For salsa that takes itself a bit less seriously, perhaps because there's alcohol flowing, there's La Pachanga, on the tiny Rue Vandamme in Montparnasse. Some of the city's best dancers flock to La Pachanga's giant dance floor, open 6:30 p.m. to 5 a.m. daily. The supper club offers nightly classes in Cuban or Puerto Rican salsa for various levels, beginning around 7 p.m. (Drop-ins are welcome most nights; consult the Web site http://www.lapachanga.fr for information.) The entrance fee is $9.50, which includes one drink. There are two fixed-price menus for $23.50 and $29.50; both include an appetizer, main course and dessert.
In search of live music one Thursday night, I walked to La Plage, a smaller place on the Rue de Charonne that specializes in international music. A crowd of French and Brazilians in their 20s had arrived to hear forró, folksy accordion music from northeastern Brazil that sounds like a combination of samba and square dancing. The dance floor was pulsing with couples skillfully doing forró's fast dips and hip swivels.
Immigrant music has imitators, not all of them successful. From La Plage I headed a few blocks away to Barrio Latino. It's a Latino-theme club where hulking bouncers guard the door. The five-story edifice — from the creators of the popular Paris nightspot Buddha Bar — is top-heavy with tourists from Europe and North America, most in their 30s and 40s. The night I was there, the few who ventured onto the dance floor were shuffling nervously to DJ music, still holding their drinks.
When I arrived home exhausted, I found an e-mail from Monsieur Oesterle, the kindly math professor, suggesting some "possibilities for your next evenings." These included a Corsican singalong in northern Paris and live Algerian music at a place called Le Reservoir. Oesterle had just heard a Cuban singer perform on the Left Bank. "I went there and looked for you," he wrote.

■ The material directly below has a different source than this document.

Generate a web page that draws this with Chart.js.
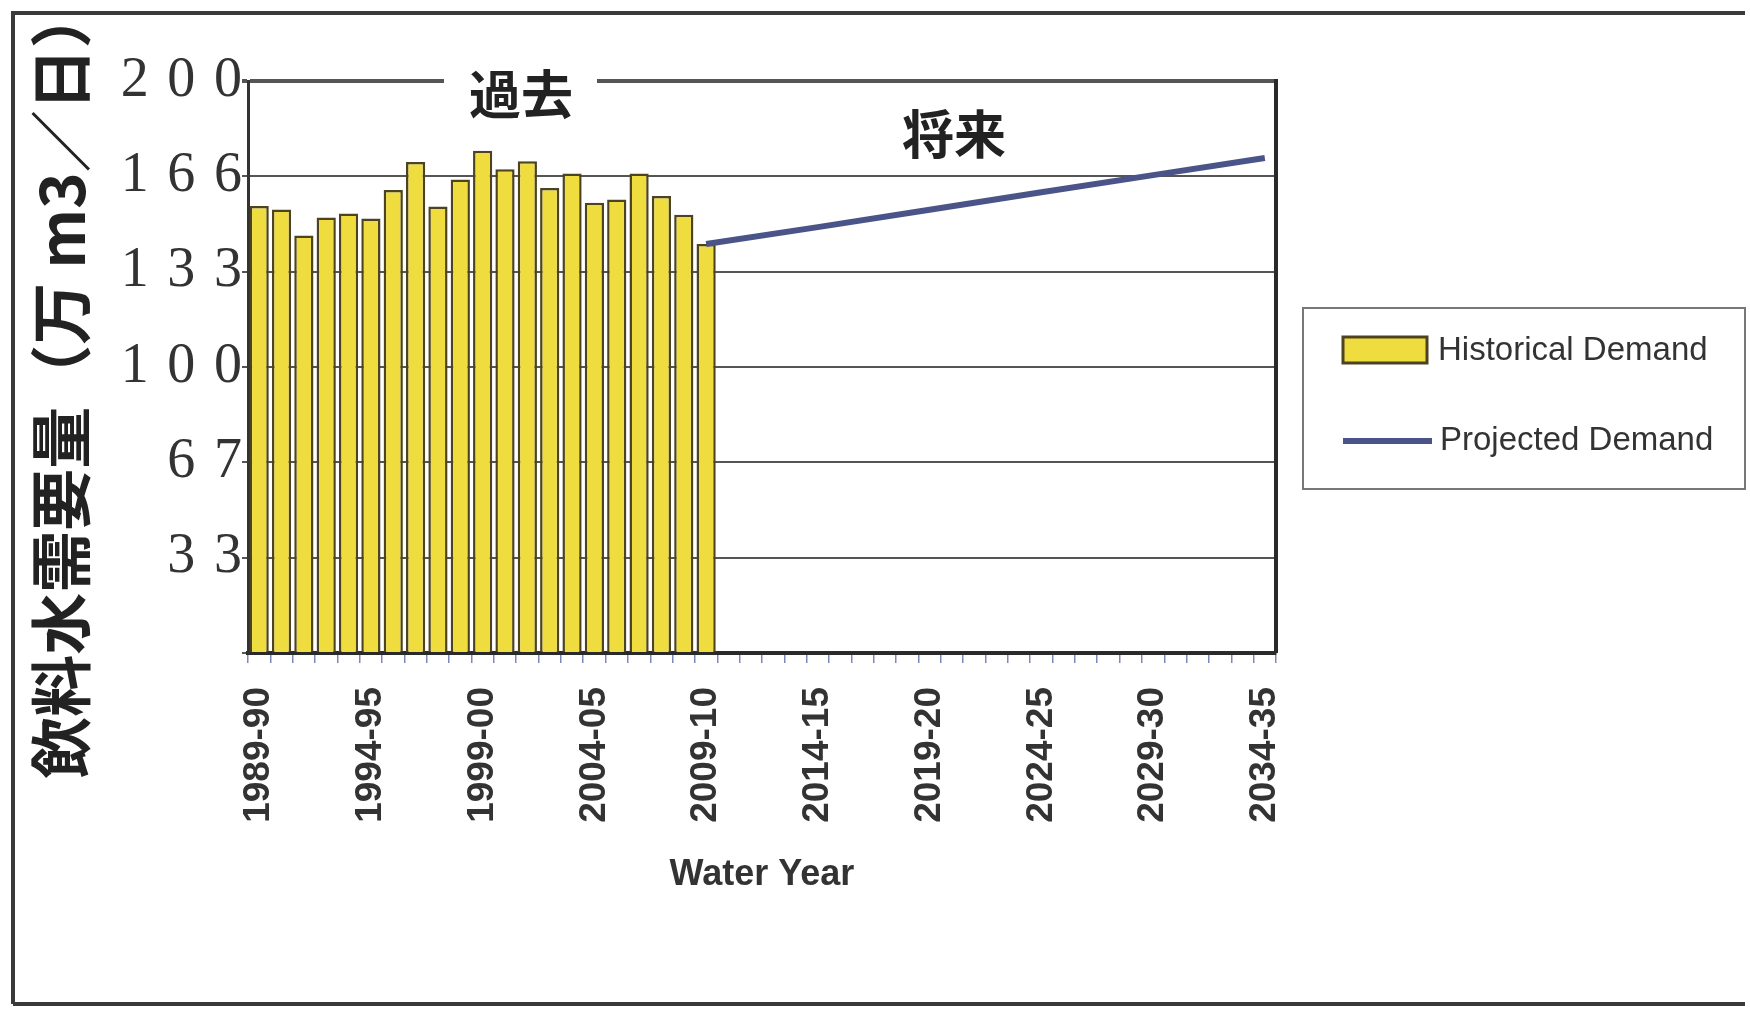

I was sure I would run into him sometime soon.
(BEGIN TEXT OF INFOBOX)
From LAX, nonstop flights are available to Paris on Air France and Air Tahiti Nui; connecting flights (change of planes) are on Delta, United, American, Lufthansa, Swiss, British Airways, Northwestern, Continental, US Airways and KLM. Restricted round-trip fares begin at $655.
To call numbers below from the U.S., dial 011 (the international code), 33 (country code for France), 1 (code for Paris) and the local number.
WHERE TO DANCE,
Au Village, 86 Avenue Parmentier; 43-57-18-94. Métro: Parmentier. A cozy Senegalese restaurant with live kora music.
Barrio Latino, 46/48 Rue du Faubourg St.-Antoine; 55-78-84-75, http://www.george-v-records.com . Métro: Bastille. A lavishly appointed theme club with dancing and restaurants featuring French and Latin American cuisines.
L'Ecole des Danses Latines et Tropicales, 170 bis Rue de Faubourg St.-Antoine; 43-72-26-26, http://www.salsadanse.com . Métro: Faidherbe Chaligny. Walk-ins are accepted at this Latin, African and Caribbean dance school. A class schedule is online.
La Pachanga, 39 Rue Vandamme; 56-80-11-40, http://www.lapachanga.fr . Métro: Gaîté. Where the truly skilled come to salsa. Dance classes are held in the early evenings. Latin-themed food menu is available.
Parc de la Villette, Porte de la Villette, Avenue Jean-Jaurès. Métro: Porte de Pantin; exit Métro and head toward the northeastern section of the park. The site of informal African and Caribbean drumming sessions on Sunday afternoons.
La Plage, 59 Rue de Charonne; 47-00-48-01. Métro: Ledru Rollin. Live bands attract beautiful people to this neighborhood club and restaurant.
Le Zanzibar, 13 Passage de Menilmontant; 48-06-46-07. Métro: Menilmontant. A small club with lots of fusion acts and a sweet bohemian atmosphere.
T0 LEARN MORE:
Libération newspaper has daily listings in the "World" section of its music guide.